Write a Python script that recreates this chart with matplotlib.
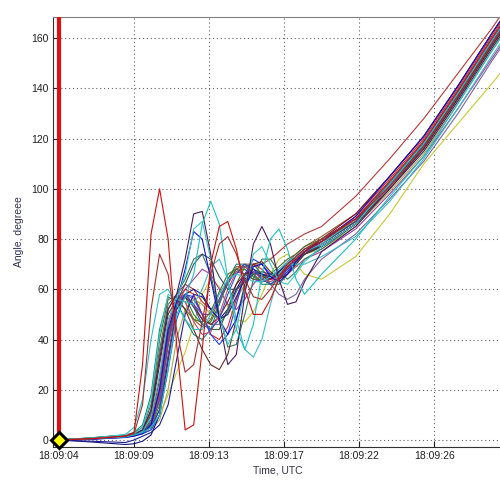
import matplotlib
matplotlib.use("Agg")
import matplotlib.pyplot as plt

plt.rcParams['font.family'] = ['Liberation Sans', 'DejaVu Sans']

# time axis, seconds after 18:09:00
t = [4.6, 6.5, 8.5,
     9.0, 9.5, 10.0, 10.5, 11.0, 11.5, 12.0, 12.5, 13.0, 13.5, 14.0,
     14.5, 15.0, 15.5, 16.0, 16.5, 17.0, 17.5, 18.0, 18.5, 19.0,
     20.0, 22.0, 24.0, 26.0, 28.0, 30.0, 30.6]

tick_pos = [4.6, 9.0, 13.4, 17.8, 22.2, 26.6]
tick_lab = ['18:09:04', '18:09:09', '18:09:13', '18:09:17', '18:09:22', '18:09:26']
y_ticks = [0, 20, 40, 60, 80, 100, 120, 140, 160]

event_t = 4.6

# angle of each object, degrees
a_red = [0, 0.5, 1.5, 3, 30, 82, 100, 80, 38, 4, 6, 36, 70, 85, 87, 76, 60, 50, 50, 56, 64, 69, 72, 75, 79, 88, 103, 119, 139, 160, 166]
a_dkred = [0, 0.6, 1.6, 2.5, 14, 52, 74, 66, 44, 27, 30, 47, 66, 78, 81, 74, 64, 57, 56, 60, 65, 70, 73, 76, 80, 88, 101, 117, 137, 158, 164]
a_cyan1 = [0, 0.5, 1.2, 2, 3, 5, 10, 28, 50, 57, 66, 86, 95, 86, 64, 44, 36, 46, 66, 80, 84, 76, 64, 58, 66, 80, 97, 113, 134, 155, 161]
a_purple = [0, 0.4, 1.5, 2, 4, 12, 32, 52, 58, 72, 90, 91, 74, 48, 30, 34, 58, 78, 85, 78, 64, 54, 55, 63, 75, 85, 100, 115, 135, 156, 162]
a_cyan2 = [0, 0.7, 2, 2.5, 5, 16, 42, 58, 56, 66, 84, 87, 72, 50, 38, 44, 60, 74, 77, 70, 63, 62, 66, 71, 77, 86, 102, 118, 138, 159, 165]
a_blue = [0, 0.3, 1.0, 1.5, 2.5, 6, 20, 44, 55, 68, 83, 80, 64, 48, 42, 48, 60, 69, 70, 65, 63, 66, 71, 75, 79, 89, 105, 121, 141, 162, 168]
a_green = [0, 0.8, 1.8, 2.5, 3, 5, 14, 38, 55, 57, 50, 46, 47, 54, 63, 68, 68, 65, 63, 64, 67, 70, 73, 76, 79, 87, 102, 118, 138, 159, 165]
a_navy = [0, -0.8, -1.8, -1.5, -0.5, 2, 10, 32, 52, 58, 60, 58, 52, 48, 52, 60, 66, 68, 66, 64, 66, 69, 72, 74, 77, 86, 101, 116, 136, 157, 163]
a_yellow = [0, 0.6, 1.4, 2, 3, 5, 10, 18, 27, 35, 46, 58, 64, 61, 53, 48, 47, 51, 58, 66, 72, 74, 70, 66, 64, 73, 90, 110, 126, 142, 147]
a_magenta = [0, 0.5, 1.5, 2, 3, 6, 18, 42, 56, 60, 64, 68, 66, 60, 54, 52, 56, 62, 66, 66, 65, 66, 69, 72, 75, 84, 98, 113, 132, 152, 158]
a_teal = [0, 0.9, 2.0, 3, 6, 18, 44, 57, 55, 48, 42, 40, 44, 54, 64, 70, 70, 66, 62, 62, 65, 69, 72, 75, 80, 88, 103, 119, 139, 160, 166]
a_brown = [0, 0.7, 1.9, 2.5, 3.5, 6, 18, 42, 56, 55, 48, 45, 48, 56, 64, 69, 69, 66, 63, 64, 67, 71, 74, 77, 81, 90, 105, 121, 141, 162, 168]
a_upper = [0, 0.6, 1.7, 2.5, 4, 11, 34, 52, 58, 62, 60, 55, 52, 55, 62, 68, 70, 70, 70, 72, 75, 78, 80, 82, 85, 97, 112, 128, 146, 164, 170]
a_grape = [0, 0.5, 1.4, 2, 3, 6, 16, 38, 54, 58, 56, 50, 46, 46, 51, 59, 65, 68, 66, 62, 58, 56, 58, 64, 72, 82, 96, 111, 130, 151, 157]
a_cyan3 = [0, 0.8, 2.2, 5, 16, 40, 58, 60, 54, 48, 44, 44, 50, 58, 64, 66, 65, 63, 63, 65, 68, 71, 73, 75, 78, 88, 103, 119, 139, 160, 166]
a_dkgreen = [0, 0.6, 1.6, 2.2, 3.5, 8, 24, 46, 56, 58, 54, 48, 44, 44, 52, 62, 69, 70, 66, 62, 62, 66, 70, 74, 78, 87, 102, 118, 138, 159, 165]
a_red2 = [0, 0.4, 1.2, 1.8, 2.8, 6, 16, 38, 54, 60, 58, 50, 42, 40, 45, 56, 66, 70, 68, 64, 64, 67, 71, 74, 79, 89, 104, 120, 140, 161, 167]
a_blue2 = [0, 0.3, 1.1, 1.6, 2.5, 4, 10, 28, 48, 58, 57, 50, 42, 38, 42, 54, 66, 72, 70, 66, 64, 67, 71, 74, 77, 86, 101, 117, 137, 158, 164]
a_seagreen = [0, 0.7, 1.8, 2.5, 4, 12, 36, 54, 58, 64, 72, 74, 66, 50, 37, 38, 50, 64, 72, 72, 67, 64, 67, 72, 76, 86, 101, 117, 137, 158, 164]
a_olive = [0, 0.5, 1.2, 1.8, 2.6, 4, 8, 20, 40, 52, 56, 54, 50, 48, 50, 56, 62, 66, 66, 65, 66, 69, 72, 74, 76, 85, 99, 114, 134, 155, 161]
a_violet = [0, 0.6, 1.6, 2.3, 3, 6, 16, 40, 55, 58, 54, 50, 50, 56, 63, 67, 66, 64, 63, 64, 67, 70, 73, 76, 78, 87, 102, 118, 138, 159, 165]
a_cyan4 = [0, 0.6, 1.5, 2.2, 3.5, 9, 26, 48, 56, 55, 54, 60, 69, 72, 64, 48, 36, 33, 40, 54, 66, 70, 70, 70, 73, 81, 95, 112, 132, 153, 159]
a_maroon = [0, 0.5, 1.4, 2, 3, 5, 12, 32, 52, 57, 53, 48, 46, 49, 55, 62, 66, 67, 65, 64, 66, 69, 72, 75, 80, 90, 105, 121, 141, 162, 168]
a_navy2 = [0, -0.5, -1.0, 0, 1.5, 3, 6, 14, 32, 50, 58, 57, 52, 48, 50, 57, 64, 67, 66, 65, 67, 70, 73, 75, 77, 86, 102, 118, 138, 159, 165]
a_pink = [0, 0.7, 1.7, 2.4, 3.5, 7, 22, 46, 57, 55, 47, 42, 43, 50, 60, 67, 69, 67, 64, 63, 65, 69, 72, 75, 78, 87, 101, 117, 137, 158, 164]
a_dkolive = [0, 0.8, 1.9, 2.7, 5, 14, 40, 56, 57, 52, 48, 47, 51, 59, 66, 68, 66, 64, 64, 66, 69, 72, 74, 77, 80, 88, 103, 119, 139, 160, 166]
a_slate = [0, 0.5, 1.3, 2, 3, 7, 20, 42, 55, 62, 70, 74, 72, 65, 60, 60, 63, 66, 67, 66, 66, 68, 71, 74, 78, 87, 102, 117, 137, 158, 164]
a_sienna = [0, 0.6, 1.6, 2, 3.5, 10, 30, 50, 56, 52, 44, 36, 30, 28, 34, 48, 62, 70, 71, 67, 64, 66, 70, 74, 77, 86, 100, 116, 136, 157, 163]
a_royal = [0, 0.4, 1.3, 2, 3, 5, 12, 34, 53, 58, 53, 46, 44, 48, 58, 66, 70, 68, 64, 62, 64, 68, 72, 75, 79, 88, 103, 119, 139, 160, 166]

series = [
    (a_yellow, '#c8c83a'), (a_grape, '#7a6a9a'), (a_olive, '#a8a848'),
    (a_upper, '#b03a3a'), (a_green, '#1a8a1a'), (a_navy, '#14147a'),
    (a_magenta, '#a040a0'), (a_teal, '#108888'), (a_brown, '#8b5a2b'),
    (a_dkgreen, '#2f6a2f'), (a_red2, '#d82828'), (a_blue2, '#2040e8'),
    (a_seagreen, '#3a7a60'), (a_violet, '#7040c0'), (a_maroon, '#80102a'),
    (a_navy2, '#1c1c96'), (a_pink, '#c05080'), (a_dkolive, '#556b2f'),
    (a_slate, '#2f4f5f'), (a_sienna, '#603020'), (a_royal, '#3050c0'),
    (a_cyan3, '#30c0c8'), (a_cyan4, '#40b8c8'), (a_blue, '#1010d0'),
    (a_cyan2, '#38c8c8'), (a_purple, '#4a1a5a'), (a_cyan1, '#20c0c0'),
    (a_dkred, '#a03030'), (a_red, '#cc1010'),
]

fig = plt.figure(figsize=(5.0, 4.83), dpi=100)
ax = fig.add_axes([0.106, 0.0745, 0.898, 0.8903])

for vals, col in series:
    ax.plot(t, vals, color=col, lw=0.8)

ax.axvline(event_t, color='#dd1111', lw=3, zorder=5)
ax.plot([event_t], [0], marker='D', ms=8, mfc='#ffff00', mec='black',
        mew=2.2, clip_on=False, zorder=6)

ax.set_xlim(4.25, 30.58)
ax.set_ylim(-2.8, 168.4)
ax.set_xticks(tick_pos)
ax.set_xticklabels(tick_lab)
ax.set_yticks(y_ticks)
ax.tick_params(direction='in', length=4, width=0.8, labelsize=7.5,
               colors='#202020', pad=3)
ax.grid(True, linestyle=(0, (1, 2.5)), color='#606060', lw=0.8)

for side in ['left', 'bottom']:
    ax.spines[side].set_color('#303030')
ax.spines['top'].set_color('#808080')
ax.spines['right'].set_visible(False)

ax.set_xlabel('Time, UTC', fontsize=7.5, color='#303040', labelpad=3)
ax.set_ylabel('Angle, degreee', fontsize=7.5, color='#303050', labelpad=5)

fig.savefig('out.png', dpi=100)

:::::

▶ **Instruction**
Look at the listing and set down only the lines from its start through the line with "plt.rcParams['font.family'] = ['Liberation", word for word and without pictures.

▶ **Full answer**
Write a Python script that recreates this chart with matplotlib.
import matplotlib
matplotlib.use("Agg")
import matplotlib.pyplot as plt

plt.rcParams['font.family'] = ['Liberation Sans', 'DejaVu Sans']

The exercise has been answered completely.